Im gesellschaftlichen Kontext – Anstatt verbal oder sogar tätlich auf Provokationen im Verein oder in der Familie zu reagieren, kann man durch das erlernte Wissen, Streitigkeiten auf eine sachlichere Ebene heben, so dass man souveräner mit kritischen Situationen umgehen kann.
Gleichzeitig hilft es auch in unserem Vorhaben, das Unternehmen personenunabhängig aufzustellen. Es hängt somit nicht an wenigen einzelnen Personen und gleichzeitig übernehmen Mitarbeitende für ihren Bereich mehr Verantwortung. Damit können sie auch an ihren Aufgaben wachsen und es findet im Optimalfall eine Persönlickeitsentwicklung statt.“
Wie beschreibt ihr euren Return on Invest? Wie macht sich das in Eurem Betrieb bemerkbar, wenn ca. 5% der Mitarbeitenden ausgebildete Mediator*innen sind?
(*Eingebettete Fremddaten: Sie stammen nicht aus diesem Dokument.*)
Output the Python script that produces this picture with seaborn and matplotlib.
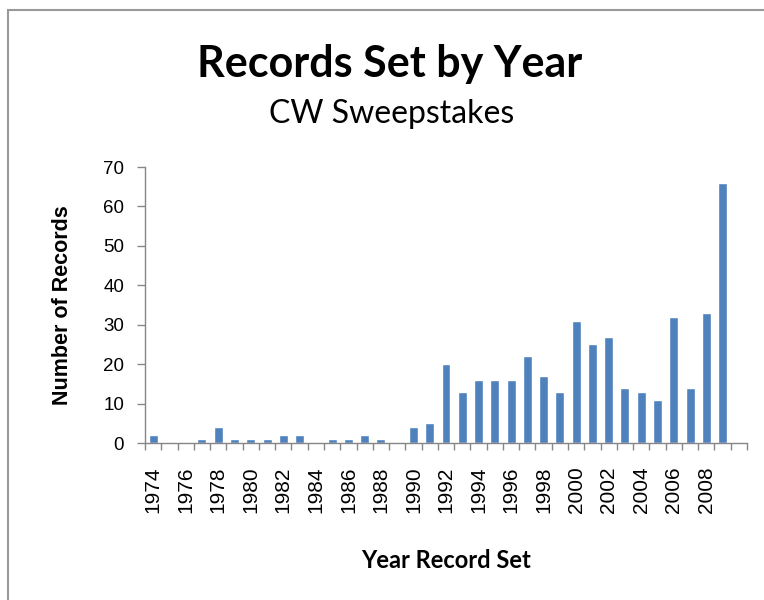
import matplotlib
matplotlib.use("Agg")
import matplotlib.pyplot as plt
import seaborn as sns
import pandas as pd
from matplotlib.patches import Rectangle

years = [str(y) for y in range(1974, 2010)]
records = [2, 0, 0, 1, 4, 1, 1, 1, 2, 2, 0, 1, 1, 2, 1, 0,
           4, 5, 20, 13, 16, 16, 16, 22, 17, 13, 31, 25, 27, 14, 13, 11,
           32, 14, 33, 66]
yticks = [0, 10, 20, 30, 40, 50, 60, 70]

df = pd.DataFrame({"Year": years, "Records": records})

sns.set_theme(style="white")
plt.rcParams["font.family"] = ["Liberation Sans", "DejaVu Sans"]
plt.rcParams["text.color"] = "black"
plt.rcParams["axes.labelcolor"] = "black"
plt.rcParams["xtick.labelcolor"] = "black"
plt.rcParams["ytick.labelcolor"] = "black"

W, H = 764, 600
fig = plt.figure(figsize=(7.64, 6.0), dpi=100)
ax = fig.add_axes([145/W, 1-443/H, (747-145)/W, (443-167)/H])

sns.barplot(data=df, x="Year", y="Records", color="#4F81BD", width=0.55,
            saturation=1, ax=ax, order=years)

ax.set_xlim(-0.5, len(years) + 0.5)
ax.set_ylim(0, 70)
ax.set_yticks(yticks)
ax.set_yticklabels([str(v) for v in yticks], fontsize=13.5)

# labels every other year
pos = list(range(0, len(years), 2))
ax.set_xticks(pos)
ax.set_xticklabels([years[i] for i in pos], rotation=90, fontsize=15)
ax.tick_params(axis="x", which="major", length=0, pad=17, labelcolor="black")
ax.set_xticks([i - 0.5 for i in range(len(years) + 2)], minor=True)
ax.tick_params(axis="x", which="minor", length=5, width=1, color="#868686", direction="out", bottom=True)
ax.tick_params(axis="y", length=6, width=1, color="#868686", direction="out", left=True, pad=9,
               labelcolor="black")

for s in ["top", "right"]:
    ax.spines[s].set_visible(False)
for s in ["left", "bottom"]:
    ax.spines[s].set_color("#868686")
    ax.spines[s].set_linewidth(1)

ax.set_xlabel("Year Record Set", fontsize=17, fontweight="bold", family=["Lato", "DejaVu Sans"], color="black")
ax.set_ylabel("Number of Records", fontsize=15.5, fontweight="bold", family=["Liberation Sans", "DejaVu Sans"], color="black")
ax.xaxis.set_label_coords((446-145)/602, (443-560)/276)
ax.yaxis.set_label_coords((62-145)/602, 0.5)
ax.xaxis.label.set_va("center")
ax.yaxis.label.set_va("center")

fig.text(390/W, 1-77/H, "Records Set by Year", ha="center", va="baseline",
         fontsize=31, fontweight="bold", family=["Lato", "DejaVu Sans"], color="black")
fig.text(392/W, 1-123/H, "CW Sweepstakes", ha="center", va="baseline",
         fontsize=23, family=["Lato", "DejaVu Sans"], color="black")

fig.patches.append(Rectangle((8/W, -0.1), 1.2, 1 - 10/H + 0.1, transform=fig.transFigure,
                             fill=False, edgecolor="#999999", linewidth=1.5))

fig.savefig("out.png", dpi=100)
Wie verändert sich das Miteinander und die Wertschöpfung?
Jasmin & Johannes: „Der Return on Invest ist für uns immer, dass Mitarbeitende erkennen, dass es sich lohnt, sich mit Konflikten und Kommunikation zu beschäftigen. Das ist die Basis für ein gelingendes Miteinander – egal ob in der Arbeitswelt oder im privaten, gesellschaftlichen Umfeld.“
Vielen Dank, liebe Jasmin und lieber Johannes, für eure Antworten und Einblicke in eure Unternehmensphilosophie. Wir wünschen euch weiterhin viel Erfolg!